* [Exercise inputs]
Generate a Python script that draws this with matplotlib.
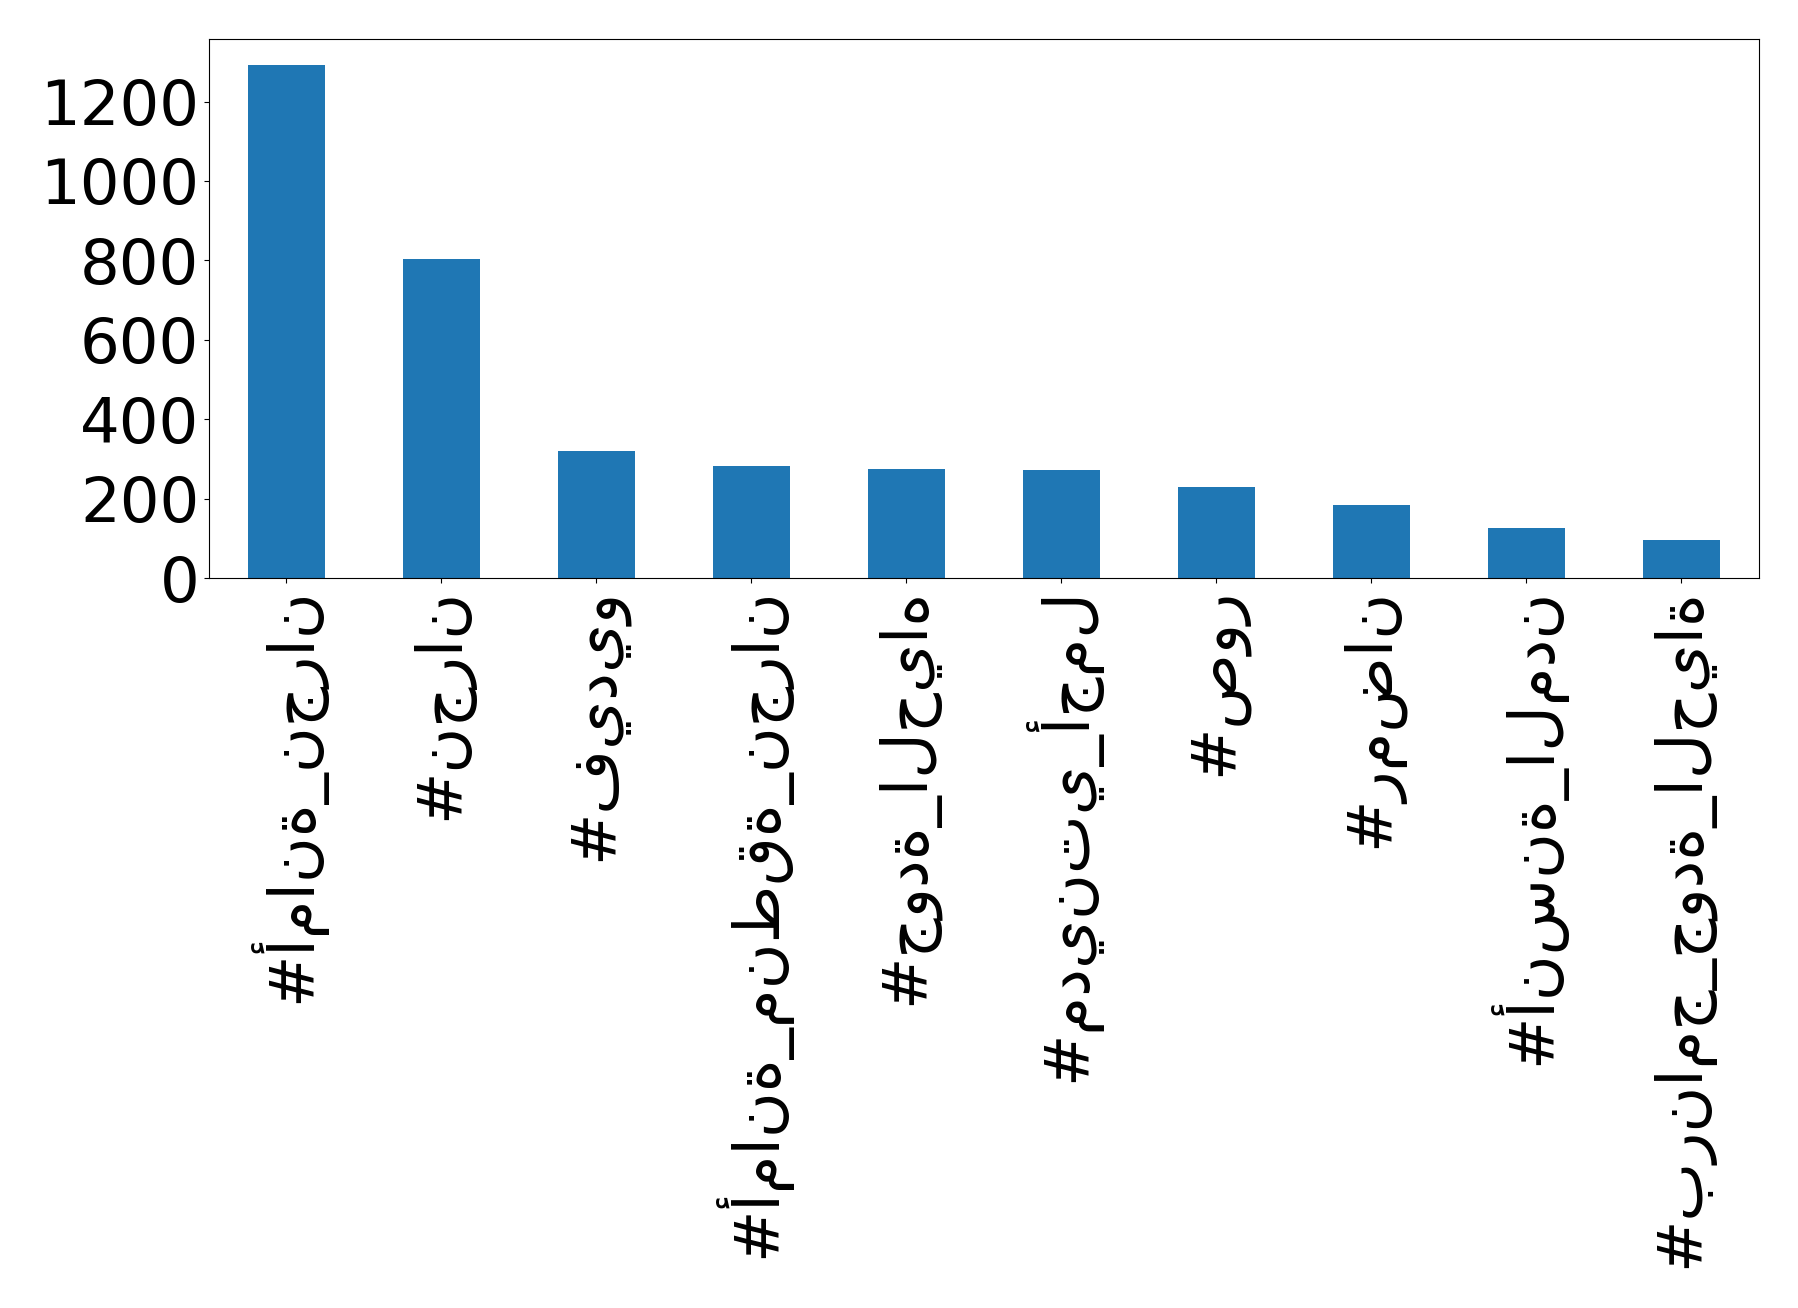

...

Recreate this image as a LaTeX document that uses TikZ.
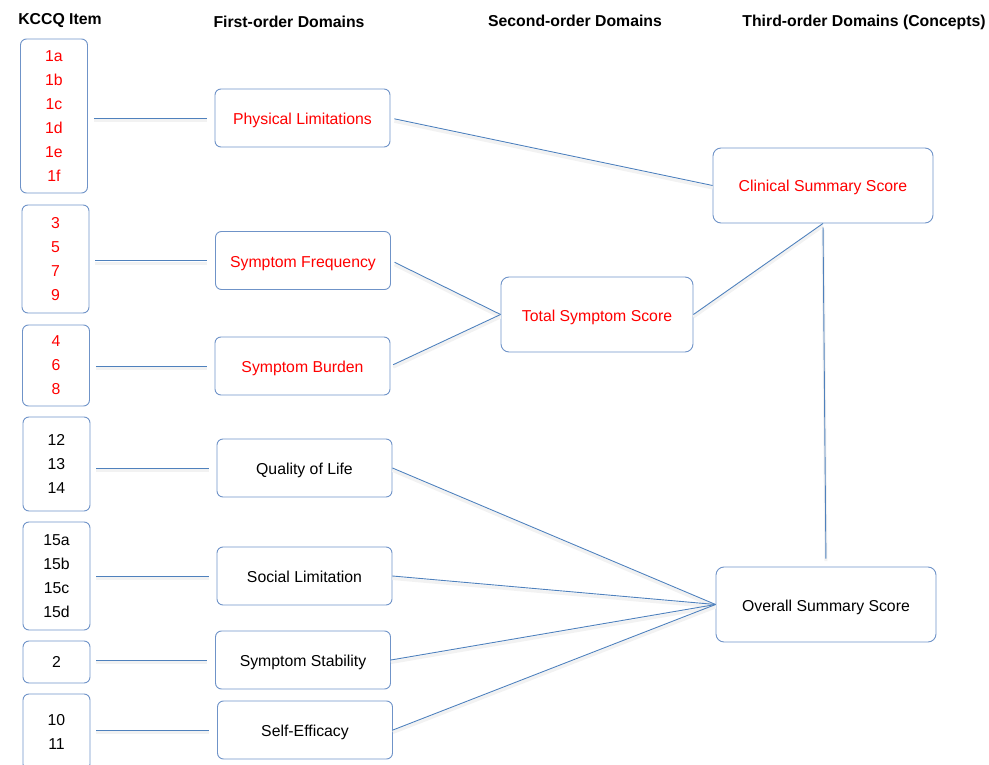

---

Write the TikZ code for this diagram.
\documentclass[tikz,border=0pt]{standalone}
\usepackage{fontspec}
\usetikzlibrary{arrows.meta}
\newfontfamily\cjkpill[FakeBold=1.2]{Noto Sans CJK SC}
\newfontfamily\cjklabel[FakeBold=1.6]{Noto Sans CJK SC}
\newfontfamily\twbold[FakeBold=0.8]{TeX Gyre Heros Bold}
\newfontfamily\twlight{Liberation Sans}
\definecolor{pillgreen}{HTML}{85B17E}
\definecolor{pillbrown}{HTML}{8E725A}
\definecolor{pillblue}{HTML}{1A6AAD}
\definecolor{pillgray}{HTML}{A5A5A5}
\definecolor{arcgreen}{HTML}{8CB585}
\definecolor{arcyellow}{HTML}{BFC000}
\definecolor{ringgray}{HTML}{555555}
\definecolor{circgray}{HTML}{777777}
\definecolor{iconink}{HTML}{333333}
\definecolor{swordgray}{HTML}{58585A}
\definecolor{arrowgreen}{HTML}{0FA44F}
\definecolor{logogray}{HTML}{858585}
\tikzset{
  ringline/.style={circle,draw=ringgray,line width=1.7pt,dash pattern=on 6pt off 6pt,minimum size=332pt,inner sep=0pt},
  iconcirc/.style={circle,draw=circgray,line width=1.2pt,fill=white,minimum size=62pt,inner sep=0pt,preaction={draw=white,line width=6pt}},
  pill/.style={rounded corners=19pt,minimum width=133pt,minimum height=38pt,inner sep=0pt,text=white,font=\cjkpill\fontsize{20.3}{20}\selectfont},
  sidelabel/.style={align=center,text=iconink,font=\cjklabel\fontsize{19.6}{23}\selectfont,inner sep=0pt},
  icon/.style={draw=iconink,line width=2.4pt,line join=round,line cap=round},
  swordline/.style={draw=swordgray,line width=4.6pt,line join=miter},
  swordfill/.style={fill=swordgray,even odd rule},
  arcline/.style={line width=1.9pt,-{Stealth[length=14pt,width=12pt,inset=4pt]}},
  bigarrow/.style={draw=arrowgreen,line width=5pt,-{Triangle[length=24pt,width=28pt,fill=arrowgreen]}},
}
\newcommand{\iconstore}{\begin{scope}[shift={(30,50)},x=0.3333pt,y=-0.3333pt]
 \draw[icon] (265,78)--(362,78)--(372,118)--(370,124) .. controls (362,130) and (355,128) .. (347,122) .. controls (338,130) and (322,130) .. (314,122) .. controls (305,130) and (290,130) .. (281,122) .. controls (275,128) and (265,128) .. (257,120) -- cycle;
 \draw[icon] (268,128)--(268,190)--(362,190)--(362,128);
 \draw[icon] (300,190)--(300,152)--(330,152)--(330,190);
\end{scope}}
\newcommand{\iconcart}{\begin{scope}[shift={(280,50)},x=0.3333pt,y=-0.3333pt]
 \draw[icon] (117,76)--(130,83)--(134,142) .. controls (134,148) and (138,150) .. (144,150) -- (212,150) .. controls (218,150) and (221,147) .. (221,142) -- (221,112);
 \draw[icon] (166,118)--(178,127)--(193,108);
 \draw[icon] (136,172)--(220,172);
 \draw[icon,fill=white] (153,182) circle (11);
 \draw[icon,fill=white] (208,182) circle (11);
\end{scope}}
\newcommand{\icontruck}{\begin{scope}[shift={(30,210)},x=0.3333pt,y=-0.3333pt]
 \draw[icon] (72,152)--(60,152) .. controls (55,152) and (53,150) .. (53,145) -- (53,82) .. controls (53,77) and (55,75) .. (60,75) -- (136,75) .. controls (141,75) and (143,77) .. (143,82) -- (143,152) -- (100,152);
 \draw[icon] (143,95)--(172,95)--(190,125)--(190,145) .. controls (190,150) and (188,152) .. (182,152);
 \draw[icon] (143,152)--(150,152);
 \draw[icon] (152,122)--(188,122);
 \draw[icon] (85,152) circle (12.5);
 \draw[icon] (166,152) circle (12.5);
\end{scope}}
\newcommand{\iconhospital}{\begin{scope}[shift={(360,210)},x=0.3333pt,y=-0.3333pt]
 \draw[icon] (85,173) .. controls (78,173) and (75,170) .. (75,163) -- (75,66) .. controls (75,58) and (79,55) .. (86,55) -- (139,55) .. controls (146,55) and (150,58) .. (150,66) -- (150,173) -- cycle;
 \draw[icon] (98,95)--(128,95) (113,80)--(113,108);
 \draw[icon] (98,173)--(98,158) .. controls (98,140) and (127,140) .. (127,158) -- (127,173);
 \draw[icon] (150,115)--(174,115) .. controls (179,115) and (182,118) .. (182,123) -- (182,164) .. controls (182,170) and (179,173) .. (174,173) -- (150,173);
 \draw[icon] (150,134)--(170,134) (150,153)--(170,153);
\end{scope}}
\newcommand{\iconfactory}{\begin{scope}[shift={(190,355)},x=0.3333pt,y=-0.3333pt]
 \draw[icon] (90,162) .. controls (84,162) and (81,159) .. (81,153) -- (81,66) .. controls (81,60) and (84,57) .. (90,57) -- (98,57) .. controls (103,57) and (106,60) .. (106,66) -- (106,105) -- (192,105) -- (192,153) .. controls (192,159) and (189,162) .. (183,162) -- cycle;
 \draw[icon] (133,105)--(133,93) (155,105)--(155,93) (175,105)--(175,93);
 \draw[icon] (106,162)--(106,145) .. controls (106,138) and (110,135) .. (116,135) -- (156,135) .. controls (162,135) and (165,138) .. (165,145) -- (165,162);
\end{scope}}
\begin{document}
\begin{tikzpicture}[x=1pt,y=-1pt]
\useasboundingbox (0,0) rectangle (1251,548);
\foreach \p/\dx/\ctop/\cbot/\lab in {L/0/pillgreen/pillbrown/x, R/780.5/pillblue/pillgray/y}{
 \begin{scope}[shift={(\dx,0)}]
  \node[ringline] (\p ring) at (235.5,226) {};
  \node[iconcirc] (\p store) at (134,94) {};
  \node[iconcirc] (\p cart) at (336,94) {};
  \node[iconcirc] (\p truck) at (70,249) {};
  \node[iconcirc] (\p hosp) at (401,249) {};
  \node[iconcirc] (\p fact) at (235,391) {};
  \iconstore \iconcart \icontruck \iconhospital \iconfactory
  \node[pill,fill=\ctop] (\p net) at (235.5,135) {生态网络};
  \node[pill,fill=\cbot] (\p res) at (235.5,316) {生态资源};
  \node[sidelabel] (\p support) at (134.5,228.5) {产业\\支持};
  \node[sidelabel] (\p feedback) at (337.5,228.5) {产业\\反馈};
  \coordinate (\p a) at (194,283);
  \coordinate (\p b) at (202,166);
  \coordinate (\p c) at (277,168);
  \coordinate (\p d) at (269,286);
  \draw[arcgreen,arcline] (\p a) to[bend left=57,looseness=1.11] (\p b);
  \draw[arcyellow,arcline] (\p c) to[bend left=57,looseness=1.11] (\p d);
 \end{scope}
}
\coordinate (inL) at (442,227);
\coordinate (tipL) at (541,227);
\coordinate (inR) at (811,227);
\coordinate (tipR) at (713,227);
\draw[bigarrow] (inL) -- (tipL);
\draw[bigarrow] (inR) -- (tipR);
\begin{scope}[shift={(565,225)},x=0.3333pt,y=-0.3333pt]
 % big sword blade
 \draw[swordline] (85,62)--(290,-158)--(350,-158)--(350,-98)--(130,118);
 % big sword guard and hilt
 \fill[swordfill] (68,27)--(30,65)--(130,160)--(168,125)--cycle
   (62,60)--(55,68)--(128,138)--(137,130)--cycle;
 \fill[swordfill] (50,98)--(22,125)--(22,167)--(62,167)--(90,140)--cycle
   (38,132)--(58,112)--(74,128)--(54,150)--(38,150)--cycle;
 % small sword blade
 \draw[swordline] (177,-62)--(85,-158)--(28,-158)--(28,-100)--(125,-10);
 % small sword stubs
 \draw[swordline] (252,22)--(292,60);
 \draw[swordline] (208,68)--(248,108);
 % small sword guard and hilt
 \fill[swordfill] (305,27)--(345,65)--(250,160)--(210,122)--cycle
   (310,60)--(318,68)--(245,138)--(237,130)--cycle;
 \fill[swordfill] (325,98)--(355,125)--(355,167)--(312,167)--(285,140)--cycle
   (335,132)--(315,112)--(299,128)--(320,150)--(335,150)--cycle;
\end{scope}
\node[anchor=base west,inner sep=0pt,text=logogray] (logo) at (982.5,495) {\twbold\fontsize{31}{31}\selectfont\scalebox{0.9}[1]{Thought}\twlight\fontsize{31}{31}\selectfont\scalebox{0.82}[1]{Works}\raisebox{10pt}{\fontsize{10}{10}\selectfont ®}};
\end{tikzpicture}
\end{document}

* [Instructions to follow]
In the entries above, locate every line with the word "that" and copy it.

* [Worked answer]
Generate a Python script that draws this with matplotlib.
Recreate this image as a LaTeX document that uses TikZ.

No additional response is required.